Implementation:Online ml River Stats PearsonCorr
| Knowledge Sources | |
|---|---|
| Domains | Online_Learning, Statistics |
| Last Updated | 2026-02-08 16:00 GMT |
Overview
PearsonCorr computes the online Pearson correlation coefficient between two variables.
Description
This statistic measures the linear correlation between two variables in streaming data, producing values between -1 (perfect negative correlation) and +1 (perfect positive correlation). It internally maintains running variance for both variables and their covariance, using these to calculate the correlation coefficient. The implementation supports delta degrees of freedom correction and can be wrapped with utils.Rolling for windowed correlation.
Usage
Use PearsonCorr when you need to measure the strength and direction of linear relationships between two variables in streaming data.
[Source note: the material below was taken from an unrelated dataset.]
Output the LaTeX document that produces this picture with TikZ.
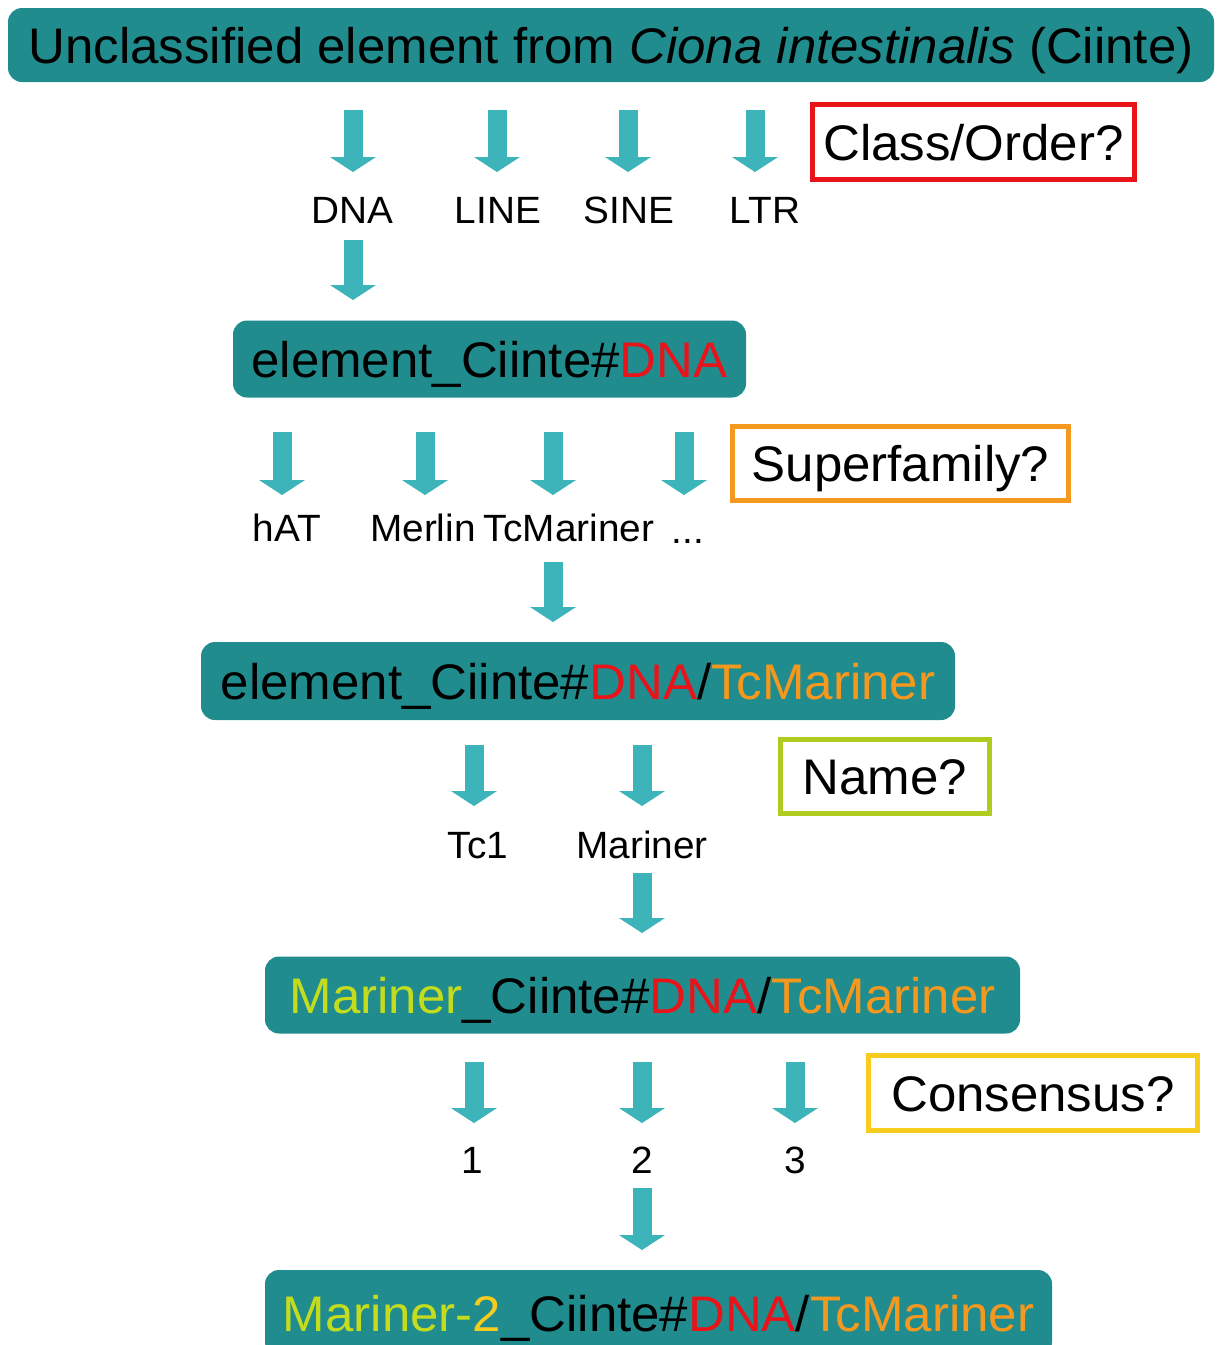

Common applications include feature correlation analysis, detecting collinearity, monitoring relationships between metrics, and feature selection where highly correlated features may be redundant.
Code Reference
Source Location
- Repository: Online_ml_River
- File: river/stats/pearson.py
Signature
class PearsonCorr(stats.base.Bivariate):
def __init__(self, ddof=1):
self.var_x = stats.Var(ddof=ddof)
self.var_y = stats.Var(ddof=ddof)
self.cov_xy = stats.Cov(ddof=ddof)
Import
from river import stats
I/O Contract
Inputs
| Name | Type | Required | Description |
|---|---|---|---|
| x | numbers.Number | Yes | First variable value |
| y | numbers.Number | Yes | Second variable value |
| ddof | int | Yes (init) | Delta Degrees of Freedom (default: 1) |
Outputs
| Name | Type | Description |
|---|---|---|
| get() | float | Pearson correlation coefficient between -1 and 1 (0 if variance is zero) |
Usage Examples
from river import stats
# Basic Pearson correlation
x = [0, 0, 0, 1, 1, 1, 1]
y = [0, 1, 2, 3, 4, 5, 6]
pearson = stats.PearsonCorr()
for xi, yi in zip(x, y):
pearson.update(xi, yi)
print(f"x={xi}, y={yi}, Correlation={pearson.get():.6f}")
# Output:
# x=0, y=0, Correlation=0.000000
# x=0, y=1, Correlation=0.000000
# x=0, y=2, Correlation=0.000000
# x=1, y=3, Correlation=0.774596
# x=1, y=4, Correlation=0.866025
# x=1, y=5, Correlation=0.878310
# x=1, y=6, Correlation=0.866025
# Rolling Pearson correlation
from river import utils
x = [0, 0, 0, 1, 1, 1, 1]
y = [0, 1, 2, 3, 4, 5, 6]
pearson_rolling = utils.Rolling(stats.PearsonCorr(), window_size=4)
for xi, yi in zip(x, y):
pearson_rolling.update(xi, yi)
print(f"Rolling Correlation: {pearson_rolling.get():.6f}")
# Output:
# 0.000000
# 0.000000
# 0.000000
# 0.774597
# 0.894427
# 0.774597
# -0.000000
# Perfect positive correlation
perfect_pos = stats.PearsonCorr()
for i in range(10):
perfect_pos.update(i, i * 2)
print(f"Perfect positive: {perfect_pos.get():.6f}")
# Output: 1.000000
# Perfect negative correlation
perfect_neg = stats.PearsonCorr()
for i in range(10):
perfect_neg.update(i, -i)
print(f"Perfect negative: {perfect_neg.get():.6f}")
# Output: -1.000000
# No correlation
no_corr = stats.PearsonCorr()
import random
random.seed(42)
for _ in range(100):
no_corr.update(random.random(), random.random())
print(f"No correlation: {no_corr.get():.6f}")
# Output: close to 0